--- Stated problem ---
Transcribe the full listing exactly, and drop every picture.
----------
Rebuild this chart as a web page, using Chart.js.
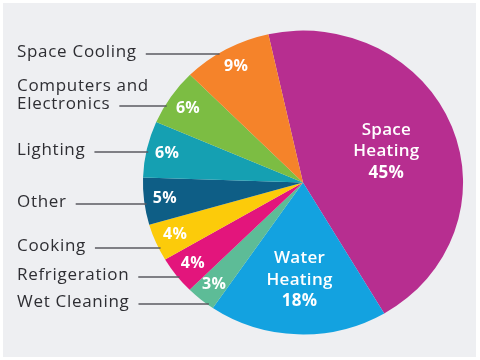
<!DOCTYPE html>
<html>
<head>
<meta charset="utf-8">
<script src="https://cdn.jsdelivr.net/npm/chart.js@4"></script>
<style>
    body { margin: 0; background: #ffffff; }
    #wrap { width: 480px; height: 360px; }
</style>
</head>
<body>
<div id="wrap"><canvas id="energyPie"></canvas></div>
<script>
// Data, clockwise from the top
const categories = ['Space Heating', 'Water Heating', 'Wet Cleaning', 'Refrigeration', 'Cooking', 'Other', 'Lighting', 'Computers and Electronics', 'Space Cooling'];
const shares = [45, 18, 3, 4, 4, 5, 6, 6, 9];
const sliceColors = ['#b72e90', '#13a2e0', '#5dbc97', '#e3157c', '#fccb0a', '#0e5e86', '#15a0b2', '#7cbd43', '#f5832a'];

// Text of the callouts on the left (line breaks as in the reference)
const calloutLines = {
    'Computers and Electronics': ['Computers and', 'Electronics'],
};
// Layout: vertical position of each left callout (leader line y)
const calloutY = {
    'Wet Cleaning': 304,
    'Refrigeration': 277,
    'Cooking': 248,
    'Other': 204,
    'Lighting': 152,
    'Computers and Electronics': 106,
    'Space Cooling': 54,
};

const BIG = 15; // slices at or above this share get the name inside
const SX = 1.026, SY = 0.974; // the reference pie is slightly oval

// Grey panel with thin white frame
const panelPlugin = {
    id: 'panel',
    beforeDraw(chart) {
        const ctx = chart.ctx;
        ctx.save();
        ctx.fillStyle = '#eeeff2';
        ctx.fillRect(3, 3, 473, 354);
        ctx.restore();
    },
};

// squash the pie into the same oval
const ovalPlugin = {
    id: 'oval',
    beforeDatasetsDraw(chart) {
        const arc = chart.getDatasetMeta(0).data[0];
        const ctx = chart.ctx;
        ctx.save();
        ctx.translate(arc.x, arc.y);
        ctx.scale(SX, SY);
        ctx.translate(-arc.x, -arc.y);
    },
    afterDatasetsDraw(chart) {
        chart.ctx.restore();
    },
};

// Values inside slices and callouts with leader lines
const labelPlugin = {
    id: 'sliceLabels',
    afterDatasetsDraw(chart) {
        const ctx = chart.ctx;
        const arcs = chart.getDatasetMeta(0).data;
        ctx.save();
        arcs.forEach((arc, i) => {
            const name = categories[i];
            const val = shares[i];
            const p = arc.getProps(['x', 'y', 'startAngle', 'endAngle', 'outerRadius'], true);
            const mid = (p.startAngle + p.endAngle) / 2;
            const big = val >= BIG;
            const frac = big ? (val > 30 ? 0.56 : 0.64) : 0.87;
            const rr = p.outerRadius * frac;
            const cx = p.x + Math.cos(mid) * rr * SX;
            const cy = p.y + Math.sin(mid) * rr * SY;

            ctx.fillStyle = '#ffffff';
            ctx.textAlign = 'center';
            ctx.textBaseline = 'middle';
            ctx.letterSpacing = '0.3px';
            if (big) {
                const lines = name.split(' ').concat([val + '%']);
                ctx.font = '600 17px "Open Sans"';
                lines.forEach((t, k) => {
                    if (k === lines.length - 1) ctx.font = 'bold 17px "Open Sans"';
                    ctx.fillText(t, cx, cy + (k - 1) * 21.5);
                });
                return;
            }
            ctx.font = 'bold 16px "Open Sans"';
            ctx.fillText(val + '%', cx, cy);

            // callout on the left
            const ly = calloutY[name];
            const lines = calloutLines[name] || [name];
            ctx.font = '17px "Open Sans"';
            ctx.letterSpacing = '0.7px';
            ctx.fillStyle = '#2e2e33';
            ctx.textAlign = 'left';
            let lastW = 0;
            lines.forEach((t, k) => {
                const ty = ly - 2 - (lines.length - 1 - k) * 18;
                ctx.fillText(t, 17, ty);
                lastW = ctx.measureText(t).width;
            });
            const dy = (ly - p.y) / SY;
            const edgeX = p.x - SX * Math.sqrt(Math.max(0, p.outerRadius * p.outerRadius - dy * dy));
            ctx.strokeStyle = '#5a5a60';
            ctx.lineWidth = 1.5;
            ctx.beginPath();
            ctx.moveTo(17 + lastW + 9, ly);
            ctx.lineTo(edgeX + 2, ly);
            ctx.stroke();
        });
        ctx.restore();
    },
};

new Chart(document.getElementById('energyPie'), {
    type: 'pie',
    data: {
        labels: categories,
        datasets: [{
            data: shares,
            backgroundColor: sliceColors,
            borderWidth: 0,
        }],
    },
    options: {
        responsive: true,
        maintainAspectRatio: false,
        animation: false,
        rotation: -12.5,
        layout: {
            padding: { left: 147, right: 21, top: 26, bottom: 21 },
        },
        plugins: {
            legend: { display: false },
            tooltip: { enabled: false },
        },
    },
    plugins: [panelPlugin, ovalPlugin, labelPlugin],
});
</script>
</body>
</html>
----------
--- Result of the exercise ---
Rebuild this chart as a web page, using Chart.js.
<!DOCTYPE html>
<html>
<head>
<meta charset="utf-8">
<script src="https://cdn.jsdelivr.net/npm/chart.js@4"></script>
<style>
    body { margin: 0; background: #ffffff; }
    #wrap { width: 480px; height: 360px; }
</style>
</head>
<body>
<div id="wrap"><canvas id="energyPie"></canvas></div>
<script>
// Data, clockwise from the top
const categories = ['Space Heating', 'Water Heating', 'Wet Cleaning', 'Refrigeration', 'Cooking', 'Other', 'Lighting', 'Computers and Electronics', 'Space Cooling'];
const shares = [45, 18, 3, 4, 4, 5, 6, 6, 9];
const sliceColors = ['#b72e90', '#13a2e0', '#5dbc97', '#e3157c', '#fccb0a', '#0e5e86', '#15a0b2', '#7cbd43', '#f5832a'];

// Text of the callouts on the left (line breaks as in the reference)
const calloutLines = {
    'Computers and Electronics': ['Computers and', 'Electronics'],
};
// Layout: vertical position of each left callout (leader line y)
const calloutY = {
    'Wet Cleaning': 304,
    'Refrigeration': 277,
    'Cooking': 248,
    'Other': 204,
    'Lighting': 152,
    'Computers and Electronics': 106,
    'Space Cooling': 54,
};

const BIG = 15; // slices at or above this share get the name inside
const SX = 1.026, SY = 0.974; // the reference pie is slightly oval

// Grey panel with thin white frame
const panelPlugin = {
    id: 'panel',
    beforeDraw(chart) {
        const ctx = chart.ctx;
        ctx.save();
        ctx.fillStyle = '#eeeff2';
        ctx.fillRect(3, 3, 473, 354);
        ctx.restore();
    },
};

// squash the pie into the same oval
const ovalPlugin = {
    id: 'oval',
    beforeDatasetsDraw(chart) {
        const arc = chart.getDatasetMeta(0).data[0];
        const ctx = chart.ctx;
        ctx.save();
        ctx.translate(arc.x, arc.y);
        ctx.scale(SX, SY);
        ctx.translate(-arc.x, -arc.y);
    },
    afterDatasetsDraw(chart) {
        chart.ctx.restore();
    },
};

// Values inside slices and callouts with leader lines
const labelPlugin = {
    id: 'sliceLabels',
    afterDatasetsDraw(chart) {
        const ctx = chart.ctx;
        const arcs = chart.getDatasetMeta(0).data;
        ctx.save();
        arcs.forEach((arc, i) => {
            const name = categories[i];
            const val = shares[i];
            const p = arc.getProps(['x', 'y', 'startAngle', 'endAngle', 'outerRadius'], true);
            const mid = (p.startAngle + p.endAngle) / 2;
            const big = val >= BIG;
            const frac = big ? (val > 30 ? 0.56 : 0.64) : 0.87;
            const rr = p.outerRadius * frac;
            const cx = p.x + Math.cos(mid) * rr * SX;
            const cy = p.y + Math.sin(mid) * rr * SY;

            ctx.fillStyle = '#ffffff';
            ctx.textAlign = 'center';
            ctx.textBaseline = 'middle';
            ctx.letterSpacing = '0.3px';
            if (big) {
                const lines = name.split(' ').concat([val + '%']);
                ctx.font = '600 17px "Open Sans"';
                lines.forEach((t, k) => {
                    if (k === lines.length - 1) ctx.font = 'bold 17px "Open Sans"';
                    ctx.fillText(t, cx, cy + (k - 1) * 21.5);
                });
                return;
            }
            ctx.font = 'bold 16px "Open Sans"';
            ctx.fillText(val + '%', cx, cy);

            // callout on the left
            const ly = calloutY[name];
            const lines = calloutLines[name] || [name];
            ctx.font = '17px "Open Sans"';
            ctx.letterSpacing = '0.7px';
            ctx.fillStyle = '#2e2e33';
            ctx.textAlign = 'left';
            let lastW = 0;
            lines.forEach((t, k) => {
                const ty = ly - 2 - (lines.length - 1 - k) * 18;
                ctx.fillText(t, 17, ty);
                lastW = ctx.measureText(t).width;
            });
            const dy = (ly - p.y) / SY;
            const edgeX = p.x - SX * Math.sqrt(Math.max(0, p.outerRadius * p.outerRadius - dy * dy));
            ctx.strokeStyle = '#5a5a60';
            ctx.lineWidth = 1.5;
            ctx.beginPath();
            ctx.moveTo(17 + lastW + 9, ly);
            ctx.lineTo(edgeX + 2, ly);
            ctx.stroke();
        });
        ctx.restore();
    },
};

new Chart(document.getElementById('energyPie'), {
    type: 'pie',
    data: {
        labels: categories,
        datasets: [{
            data: shares,
            backgroundColor: sliceColors,
            borderWidth: 0,
        }],
    },
    options: {
        responsive: true,
        maintainAspectRatio: false,
        animation: false,
        rotation: -12.5,
        layout: {
            padding: { left: 147, right: 21, top: 26, bottom: 21 },
        },
        plugins: {
            legend: { display: false },
            tooltip: { enabled: false },
        },
    },
    plugins: [panelPlugin, ovalPlugin, labelPlugin],
});
</script>
</body>
</html>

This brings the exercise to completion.